Having dipped his youthful toes into the wading pool of capitalism (at the ripe age of preadolescence), he knew, then, he was done with it. He would suffer for the masses of have-nots by becoming one himself. His sympathies, he confesses, were squarely in the corner of "the downtrodden, the dispossessed, the underdogs of the social order."
He suffered, with grace: a series of odd jobs--a waiter at a summer camp, an appliance store hack--a trip to Paris following high school graduation and his parents' bitter divorce. He suffered, with relish: Columbia college, the nagging prospect of having to draft-dodge during Vietnam, working as a groundskeeper in a Catskills hotel, studying abroad in Paris. Later, he suffered to sustain himself: translating French works into English, working for a major movie producer (unnamed) while living in Paris, again, and working for an outfit that marketed 20th-century art in catalogs.
And the list of afflictions goes on and on, a peppering of odd jobs, the stories of which, when involving lengthy missives about other people, are quite interesting. A failed production of his play preceded the birth of his first, and only, son, Daniel, which, frankly, is the most believably heartfelt moment in the memoir, and lasts not even one page in its telling. He divorced, but eventually, found love again.
He suffered humiliation. His creation of the card game Action Baseball, and some unsavory dealings with the business types he strove to avoid throughout his writing career, is far and away the clearest picture of Auster's astonishing ignorance of entrepreneurship, and perhaps, then, validation, finally, for all his ramblings about triumphing (or suffering long enough to classify a modest clearing of one hurdle or another) over "the odds."
Tired as that phrase gets, one reads, and reads, to find the light at the end of this horridly bleak tunnel. But the at-once emotionlessness of the journey and the forced stringing of words to produce something moderately introspective are his shortcomings.

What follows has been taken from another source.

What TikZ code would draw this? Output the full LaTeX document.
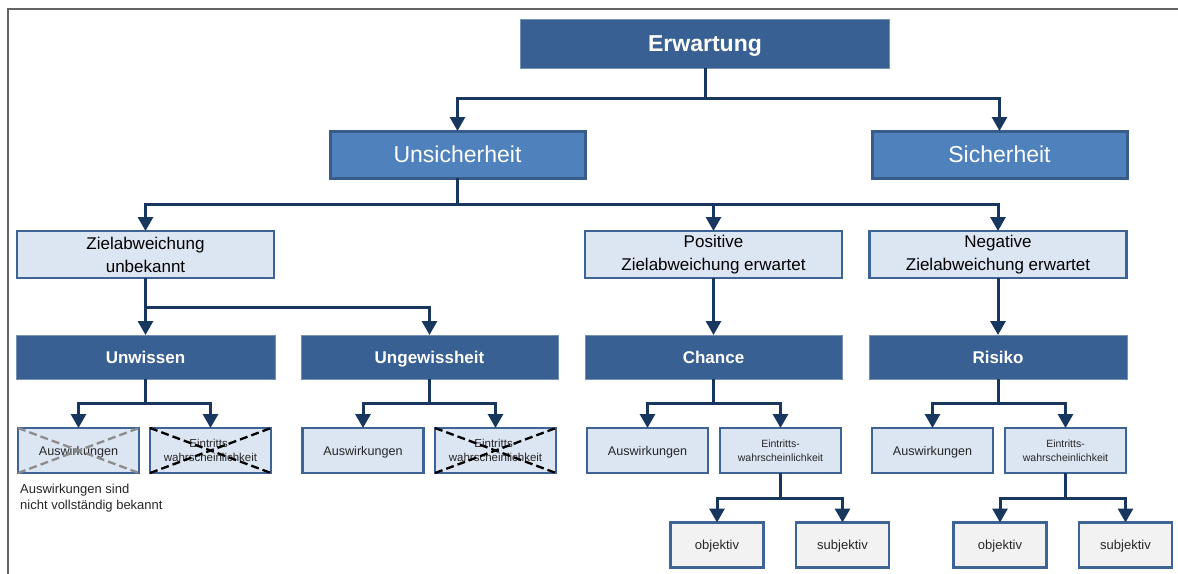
\documentclass[tikz,border=0pt]{standalone}
\usepackage{fontspec}
\setmainfont{Liberation Sans}
\usetikzlibrary{arrows.meta}
\definecolor{darkfill}{RGB}{56,96,146}
\definecolor{darkedge}{RGB}{120,145,178}
\definecolor{midfill}{RGB}{79,129,189}
\definecolor{midedge}{RGB}{56,93,138}
\definecolor{lightfill}{RGB}{220,230,242}
\definecolor{lightedge}{RGB}{62,100,150}
\definecolor{grayfill}{RGB}{242,242,242}
\definecolor{connc}{RGB}{23,55,94}
\definecolor{framec}{RGB}{100,100,100}
\definecolor{crossgray}{RGB}{140,140,140}
\tikzset{
  boxbase/.style={rectangle, inner sep=0pt, outer sep=0pt, align=center},
  darkbox/.style={boxbase, text height=12.2pt, text depth=0pt, fill=darkfill, draw=darkedge, line width=1pt, text=white,
    font=\bfseries\fontsize{17}{20}\selectfont, minimum height=44pt},
  topbox/.style={darkbox, text height=16.5pt, font=\bfseries\fontsize{23}{27}\selectfont, minimum height=49pt},
  midbox/.style={boxbase, text height=16.5pt, text depth=0pt, fill=midfill, draw=midedge, line width=3pt, text=white,
    font=\fontsize{23}{26}\selectfont, minimum height=47pt, minimum width=255pt},
  lightbox/.style={boxbase, fill=lightfill, draw=lightedge, line width=2.5pt, text=black,
    font=\fontsize{17}{23}\selectfont, minimum height=47pt, minimum width=257pt},
  smallbox/.style={boxbase, text height=9pt, text depth=0pt, fill=lightfill, draw=lightedge, line width=2.5pt, text=black!85,
    font=\fontsize{12.6}{16}\selectfont, minimum height=45pt, minimum width=121pt},
  probbox/.style={boxbase, fill=lightfill, draw=lightedge, line width=2.5pt, text=black!85,
    font=\fontsize{10.5}{14}\selectfont, minimum height=45pt, minimum width=121pt},
  graybox/.style={boxbase, text height=9.3pt, text depth=0pt, fill=grayfill, draw=lightedge, line width=2.5pt, text=black!85,
    font=\fontsize{13}{16}\selectfont, minimum height=45pt, minimum width=93pt},
  conn/.style={draw=connc, line width=3pt},
  arr/.style={conn, -{Triangle[width=15pt,length=14pt]}},
  crossk/.style={black, dashed, dash pattern=on 8pt off 4pt, line width=2.3pt},
  crossg/.style={crossgray, dashed, dash pattern=on 8pt off 4pt, line width=2.3pt},
}
\begin{document}
\begin{tikzpicture}[x=1pt,y=-1pt]
\useasboundingbox (0,0) rectangle (1178,573);
\draw[framec, line width=2pt] (8,580) -- (8,9) -- (1185,9);

% level 0
\node[topbox, minimum width=369pt] (erw) at (705,43.5) {Erwartung};
% level 1
\node[midbox] (uns) at (457.5,154.5) {Unsicherheit};
\node[midbox] (sich) at (999.5,154.5) {Sicherheit};
% level 2
\node[lightbox] (zu) at (145.5,254.5) {Zielabweichung\\unbekannt};
\node[lightbox] (pos) at (713.5,254.5) {Positive\\Zielabweichung erwartet};
\node[lightbox] (neg) at (998,254.5) {Negative\\Zielabweichung erwartet};
% level 3
\node[darkbox, minimum width=259pt] (unw) at (145.5,357) {Unwissen};
\node[darkbox, minimum width=257pt] (ung) at (429.5,357) {Ungewissheit};
\node[darkbox, minimum width=257pt] (cha) at (713.5,357) {Chance};
\node[darkbox, minimum width=258pt] (ris) at (998,357) {Risiko};
% level 4
\node[smallbox] (unwA) at (78.5,450.5) {Auswirkungen};
\node[probbox, font=\fontsize{11.5}{14}\selectfont] (unwE) at (210.5,450.5) {Eintritts-\\wahrscheinlichkeit};
\node[smallbox] (ungA) at (363,450.5) {Auswirkungen};
\node[probbox, font=\fontsize{11.5}{14}\selectfont] (ungE) at (495.5,450.5) {Eintritts-\\wahrscheinlichkeit};
\node[smallbox] (chaA) at (647.5,450.5) {Auswirkungen};
\node[probbox] (chaE) at (780.5,450.5) {Eintritts-\\wahrscheinlichkeit};
\node[smallbox] (risA) at (932.5,450.5) {Auswirkungen};
\node[probbox] (risE) at (1065.5,450.5) {Eintritts-\\wahrscheinlichkeit};
% level 5
\node[graybox] (chaO) at (717,545) {objektiv};
\node[graybox] (chaS) at (842.5,545) {subjektiv};
\node[graybox] (risO) at (1000,545) {objektiv};
\node[graybox] (risS) at (1125.5,545) {subjektiv};

% note
\node[anchor=north west, align=left, inner sep=0pt, font=\fontsize{13}{16}\selectfont, text=black!85] (note) at (20,484) {Auswirkungen sind\\nicht vollständig bekannt};

% crosses
\draw[crossg] (unwA.north west) -- (unwA.south east);
\draw[crossg] (unwA.south west) -- (unwA.north east);
\draw[crossk] (unwE.north west) -- (unwE.south east);
\draw[crossk] (unwE.south west) -- (unwE.north east);
\draw[crossk] (ungE.north west) -- (ungE.south east);
\draw[crossk] (ungE.south west) -- (ungE.north east);

% connectors
\coordinate (j0) at (705,98);
\draw[conn] (erw.south) -- (j0);
\draw[arr] (j0) -| (uns.north);
\draw[arr] (j0) -| (sich.north);

\coordinate (j1) at (457.5,204);
\draw[conn] (uns.south) -- (j1);
\draw[arr] (j1) -| (zu.north);
\draw[arr] (j1) -| (pos.north);
\draw[arr] (j1) -| (neg.north);

\coordinate (j2) at (145.5,307);
\draw[conn] (zu.south) -- (j2);
\draw[arr] (j2) -- (unw.north);
\draw[arr] (j2) -| (ung.north);
\draw[arr] (pos.south) -- (cha.north);
\draw[arr] (neg.south) -- (ris.north);

\coordinate (j3) at (145.5,403);
\draw[conn] (unw.south) -- (j3);
\draw[arr] (j3) -| (unwA.north);
\draw[arr] (j3) -| (unwE.north);

\coordinate (j4) at (429.5,403);
\draw[conn] (ung.south) -- (j4);
\draw[arr] (j4) -| (ungA.north);
\draw[arr] (j4) -| (ungE.north);

\coordinate (j5) at (713.5,403);
\draw[conn] (cha.south) -- (j5);
\draw[arr] (j5) -| (chaA.north);
\draw[arr] (j5) -| (chaE.north);

\coordinate (j6) at (998,403);
\draw[conn] (ris.south) -- (j6);
\draw[arr] (j6) -| (risA.north);
\draw[arr] (j6) -| (risE.north);

\coordinate (j7) at (780.5,498);
\draw[conn] (chaE.south) -- (j7);
\draw[arr] (j7) -| (chaO.north);
\draw[arr] (j7) -| (chaS.north);

\coordinate (j8) at (1065.5,498);
\draw[conn] (risE.south) -- (j8);
\draw[arr] (j8) -| (risO.north);
\draw[arr] (j8) -| (risS.north);
\end{tikzpicture}
\end{document}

It's not a sentimental journey, nor should it be, but more a straightforward, methodical timeline of occurrences, of chance happenings--of tales that make the reader ultimately long only to spend as much time in Paris as Auster did. His fiction is his strength, to be sure. His memoir, well, this is proof that selling out--his greatest accomplishment, its avoidance--is not the only way to lose yourself.